→ **SET PROBLEM**
Please write out the material below exactly as given.

→ **DATASET EXCERPT**

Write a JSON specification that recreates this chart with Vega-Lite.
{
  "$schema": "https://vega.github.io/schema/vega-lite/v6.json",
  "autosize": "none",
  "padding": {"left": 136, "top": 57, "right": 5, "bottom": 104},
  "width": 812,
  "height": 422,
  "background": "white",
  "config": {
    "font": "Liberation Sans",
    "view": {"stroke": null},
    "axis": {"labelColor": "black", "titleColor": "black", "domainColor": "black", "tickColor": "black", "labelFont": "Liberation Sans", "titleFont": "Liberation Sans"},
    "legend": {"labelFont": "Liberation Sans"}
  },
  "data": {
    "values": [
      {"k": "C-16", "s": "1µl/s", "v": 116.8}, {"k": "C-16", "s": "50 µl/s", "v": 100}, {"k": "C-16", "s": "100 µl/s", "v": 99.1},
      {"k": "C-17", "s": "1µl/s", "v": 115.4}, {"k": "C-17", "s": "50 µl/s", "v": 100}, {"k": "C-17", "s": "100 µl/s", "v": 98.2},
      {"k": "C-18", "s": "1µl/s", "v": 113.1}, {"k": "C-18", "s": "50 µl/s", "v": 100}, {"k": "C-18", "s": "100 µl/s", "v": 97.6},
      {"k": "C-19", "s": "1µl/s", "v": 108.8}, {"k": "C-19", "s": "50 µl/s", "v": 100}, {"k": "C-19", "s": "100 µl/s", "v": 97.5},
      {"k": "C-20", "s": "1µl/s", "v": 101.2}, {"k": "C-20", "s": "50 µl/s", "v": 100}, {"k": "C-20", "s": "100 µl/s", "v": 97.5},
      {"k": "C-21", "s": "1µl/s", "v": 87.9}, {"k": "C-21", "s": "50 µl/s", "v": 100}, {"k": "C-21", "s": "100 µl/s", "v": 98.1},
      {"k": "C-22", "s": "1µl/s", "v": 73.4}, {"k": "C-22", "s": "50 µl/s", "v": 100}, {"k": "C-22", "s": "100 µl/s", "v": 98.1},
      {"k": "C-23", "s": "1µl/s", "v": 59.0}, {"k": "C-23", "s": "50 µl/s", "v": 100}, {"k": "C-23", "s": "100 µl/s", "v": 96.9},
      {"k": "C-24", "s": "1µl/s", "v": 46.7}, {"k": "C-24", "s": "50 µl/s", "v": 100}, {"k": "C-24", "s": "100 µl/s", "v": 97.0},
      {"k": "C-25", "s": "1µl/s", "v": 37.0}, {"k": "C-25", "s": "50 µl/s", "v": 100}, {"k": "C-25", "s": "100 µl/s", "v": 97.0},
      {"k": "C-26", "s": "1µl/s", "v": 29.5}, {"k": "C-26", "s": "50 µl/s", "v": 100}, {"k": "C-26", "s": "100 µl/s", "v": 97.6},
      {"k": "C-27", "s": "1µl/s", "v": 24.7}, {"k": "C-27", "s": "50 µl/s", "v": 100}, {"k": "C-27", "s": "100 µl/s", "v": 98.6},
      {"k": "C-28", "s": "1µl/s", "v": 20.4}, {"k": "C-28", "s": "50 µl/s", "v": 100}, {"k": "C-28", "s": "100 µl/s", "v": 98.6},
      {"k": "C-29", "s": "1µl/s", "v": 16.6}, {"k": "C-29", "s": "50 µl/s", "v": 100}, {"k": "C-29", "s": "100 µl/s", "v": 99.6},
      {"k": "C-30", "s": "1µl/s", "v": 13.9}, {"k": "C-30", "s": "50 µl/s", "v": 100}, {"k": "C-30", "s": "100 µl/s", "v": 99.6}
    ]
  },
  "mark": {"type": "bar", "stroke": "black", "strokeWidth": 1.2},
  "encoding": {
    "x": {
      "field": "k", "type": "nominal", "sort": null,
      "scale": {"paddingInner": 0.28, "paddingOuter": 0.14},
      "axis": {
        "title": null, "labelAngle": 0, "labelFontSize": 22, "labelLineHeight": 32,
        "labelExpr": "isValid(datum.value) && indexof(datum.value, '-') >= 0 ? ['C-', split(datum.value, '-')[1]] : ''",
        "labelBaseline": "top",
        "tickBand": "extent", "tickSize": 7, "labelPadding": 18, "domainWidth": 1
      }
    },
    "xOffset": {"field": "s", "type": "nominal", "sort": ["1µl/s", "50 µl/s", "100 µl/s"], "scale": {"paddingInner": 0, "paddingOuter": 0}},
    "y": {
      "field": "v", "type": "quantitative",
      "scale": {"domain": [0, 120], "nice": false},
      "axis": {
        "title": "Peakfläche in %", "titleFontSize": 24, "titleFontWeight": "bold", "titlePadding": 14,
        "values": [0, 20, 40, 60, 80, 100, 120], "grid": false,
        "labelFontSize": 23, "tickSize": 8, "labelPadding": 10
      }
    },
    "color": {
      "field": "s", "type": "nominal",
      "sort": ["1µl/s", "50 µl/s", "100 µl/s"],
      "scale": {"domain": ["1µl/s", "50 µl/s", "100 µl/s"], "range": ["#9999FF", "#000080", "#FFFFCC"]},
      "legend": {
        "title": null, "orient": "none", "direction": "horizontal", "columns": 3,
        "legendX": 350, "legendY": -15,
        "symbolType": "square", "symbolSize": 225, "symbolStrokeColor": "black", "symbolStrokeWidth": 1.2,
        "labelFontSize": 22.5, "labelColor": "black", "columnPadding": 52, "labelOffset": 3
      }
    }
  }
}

→ **SOLUTION FOR THIS TASK**
Write a JSON specification that recreates this chart with Vega-Lite.
{
  "$schema": "https://vega.github.io/schema/vega-lite/v6.json",
  "autosize": "none",
  "padding": {"left": 136, "top": 57, "right": 5, "bottom": 104},
  "width": 812,
  "height": 422,
  "background": "white",
  "config": {
    "font": "Liberation Sans",
    "view": {"stroke": null},
    "axis": {"labelColor": "black", "titleColor": "black", "domainColor": "black", "tickColor": "black", "labelFont": "Liberation Sans", "titleFont": "Liberation Sans"},
    "legend": {"labelFont": "Liberation Sans"}
  },
  "data": {
    "values": [
      {"k": "C-16", "s": "1µl/s", "v": 116.8}, {"k": "C-16", "s": "50 µl/s", "v": 100}, {"k": "C-16", "s": "100 µl/s", "v": 99.1},
      {"k": "C-17", "s": "1µl/s", "v": 115.4}, {"k": "C-17", "s": "50 µl/s", "v": 100}, {"k": "C-17", "s": "100 µl/s", "v": 98.2},
      {"k": "C-18", "s": "1µl/s", "v": 113.1}, {"k": "C-18", "s": "50 µl/s", "v": 100}, {"k": "C-18", "s": "100 µl/s", "v": 97.6},
      {"k": "C-19", "s": "1µl/s", "v": 108.8}, {"k": "C-19", "s": "50 µl/s", "v": 100}, {"k": "C-19", "s": "100 µl/s", "v": 97.5},
      {"k": "C-20", "s": "1µl/s", "v": 101.2}, {"k": "C-20", "s": "50 µl/s", "v": 100}, {"k": "C-20", "s": "100 µl/s", "v": 97.5},
      {"k": "C-21", "s": "1µl/s", "v": 87.9}, {"k": "C-21", "s": "50 µl/s", "v": 100}, {"k": "C-21", "s": "100 µl/s", "v": 98.1},
      {"k": "C-22", "s": "1µl/s", "v": 73.4}, {"k": "C-22", "s": "50 µl/s", "v": 100}, {"k": "C-22", "s": "100 µl/s", "v": 98.1},
      {"k": "C-23", "s": "1µl/s", "v": 59.0}, {"k": "C-23", "s": "50 µl/s", "v": 100}, {"k": "C-23", "s": "100 µl/s", "v": 96.9},
      {"k": "C-24", "s": "1µl/s", "v": 46.7}, {"k": "C-24", "s": "50 µl/s", "v": 100}, {"k": "C-24", "s": "100 µl/s", "v": 97.0},
      {"k": "C-25", "s": "1µl/s", "v": 37.0}, {"k": "C-25", "s": "50 µl/s", "v": 100}, {"k": "C-25", "s": "100 µl/s", "v": 97.0},
      {"k": "C-26", "s": "1µl/s", "v": 29.5}, {"k": "C-26", "s": "50 µl/s", "v": 100}, {"k": "C-26", "s": "100 µl/s", "v": 97.6},
      {"k": "C-27", "s": "1µl/s", "v": 24.7}, {"k": "C-27", "s": "50 µl/s", "v": 100}, {"k": "C-27", "s": "100 µl/s", "v": 98.6},
      {"k": "C-28", "s": "1µl/s", "v": 20.4}, {"k": "C-28", "s": "50 µl/s", "v": 100}, {"k": "C-28", "s": "100 µl/s", "v": 98.6},
      {"k": "C-29", "s": "1µl/s", "v": 16.6}, {"k": "C-29", "s": "50 µl/s", "v": 100}, {"k": "C-29", "s": "100 µl/s", "v": 99.6},
      {"k": "C-30", "s": "1µl/s", "v": 13.9}, {"k": "C-30", "s": "50 µl/s", "v": 100}, {"k": "C-30", "s": "100 µl/s", "v": 99.6}
    ]
  },
  "mark": {"type": "bar", "stroke": "black", "strokeWidth": 1.2},
  "encoding": {
    "x": {
      "field": "k", "type": "nominal", "sort": null,
      "scale": {"paddingInner": 0.28, "paddingOuter": 0.14},
      "axis": {
        "title": null, "labelAngle": 0, "labelFontSize": 22, "labelLineHeight": 32,
        "labelExpr": "isValid(datum.value) && indexof(datum.value, '-') >= 0 ? ['C-', split(datum.value, '-')[1]] : ''",
        "labelBaseline": "top",
        "tickBand": "extent", "tickSize": 7, "labelPadding": 18, "domainWidth": 1
      }
    },
    "xOffset": {"field": "s", "type": "nominal", "sort": ["1µl/s", "50 µl/s", "100 µl/s"], "scale": {"paddingInner": 0, "paddingOuter": 0}},
    "y": {
      "field": "v", "type": "quantitative",
      "scale": {"domain": [0, 120], "nice": false},
      "axis": {
        "title": "Peakfläche in %", "titleFontSize": 24, "titleFontWeight": "bold", "titlePadding": 14,
        "values": [0, 20, 40, 60, 80, 100, 120], "grid": false,
        "labelFontSize": 23, "tickSize": 8, "labelPadding": 10
      }
    },
    "color": {
      "field": "s", "type": "nominal",
      "sort": ["1µl/s", "50 µl/s", "100 µl/s"],
      "scale": {"domain": ["1µl/s", "50 µl/s", "100 µl/s"], "range": ["#9999FF", "#000080", "#FFFFCC"]},
      "legend": {
        "title": null, "orient": "none", "direction": "horizontal", "columns": 3,
        "legendX": 350, "legendY": -15,
        "symbolType": "square", "symbolSize": 225, "symbolStrokeColor": "black", "symbolStrokeWidth": 1.2,
        "labelFontSize": 22.5, "labelColor": "black", "columnPadding": 52, "labelOffset": 3
      }
    }
  }
}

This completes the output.